To my mind, the Nomad is a higher performance take on the Flying Scot daysailor, with an up to date hull shape, assymetric spinnaker, and North 3DL sails. There are no hiking straps; a little disconcerting to Sean who almost fell out of the boat the first time he got up on the gunwhales. The Nomad was quite lively in the 5-10 Southerly breeze we had that day. I can see it appealing to a family where the parents were raised on Lasers and like planing dinghies, but now need something with room for the toddlers.

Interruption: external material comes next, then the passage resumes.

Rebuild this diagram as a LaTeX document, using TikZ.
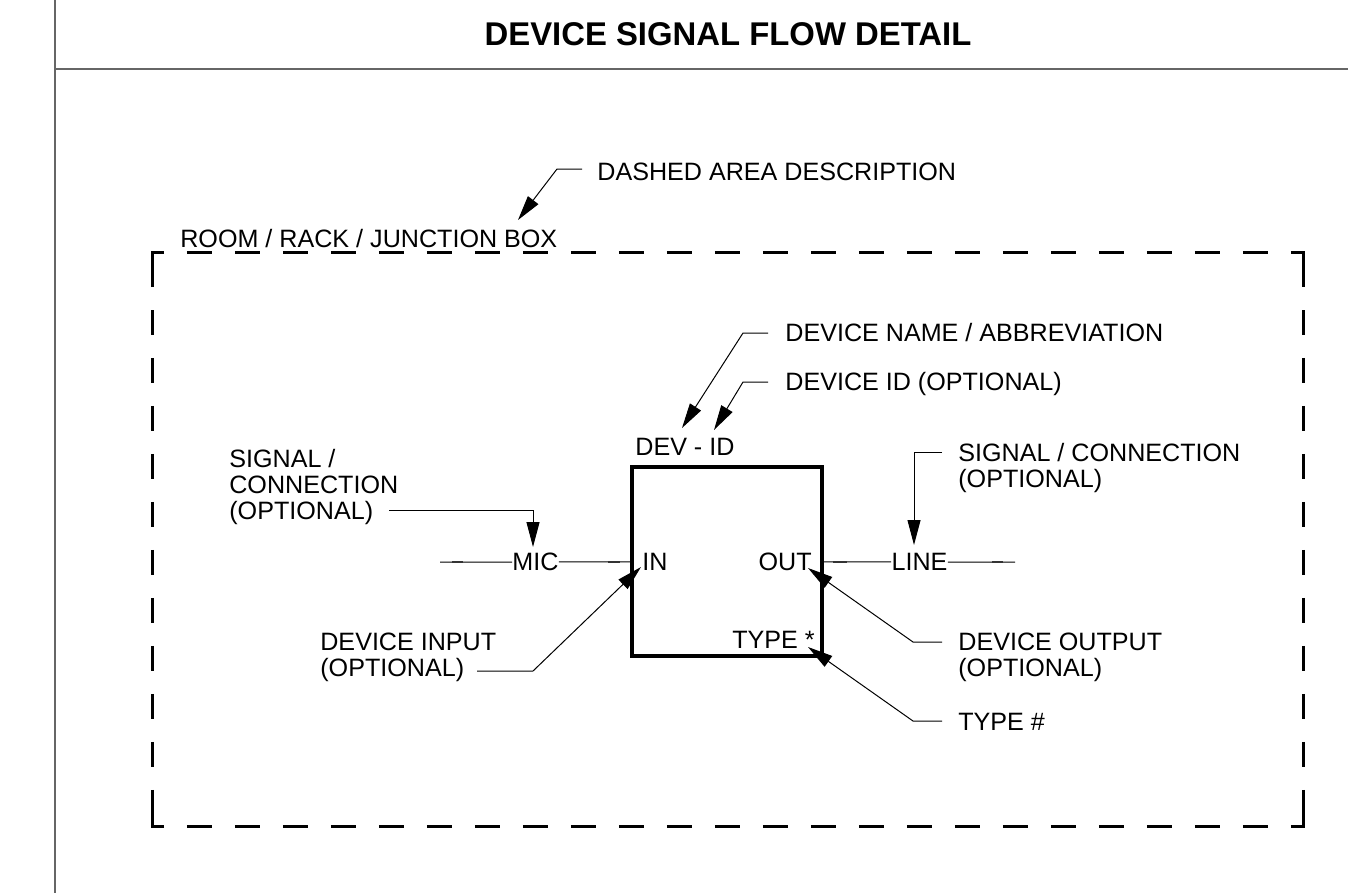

Laser Performance is sitting on the Nomad molds with no intention to resume production as, in their marketing plan, the Nomad conflicts with the British designed sailboat line up that they now import into the U.S.
Shame.......
In the following video, I'm the one with the life jacket (something about singlehanded sailors, we are trained to wear lifejackets on the water). Bob Ames did a bang up job on editing this clip.
No quicker way in sailing to swallow a huge slice of humble pie than attempting to get off a lee shore. This applies to anyone that owns a sailboat that doesn't have a motor. And that means all of us dinghy sailors. You know, the launch off the lee shore that didn't quite go as planned. The one where you didn't walk it out far enough and got blown back to the beach. Or the one where you have to tack upwind between two finger piers, ping ponging off those unfortunate boaters tied off on either pier.
Launching off a lee shore is sailing's equivalent of a comedic pratfall. Most of us are secretly smirking on the travails of someone else failing to make it off a lee shore.... until we screw it up royally (and we all screw it up sometimes).
The following video is lee shore 101. You can't go upwind until you get your fins down, if you can't get your fins down, you get blown back to shore......
I like that reassuring hug at the 2:48 mark.... "Honey, I know what I'm doing...trust me!"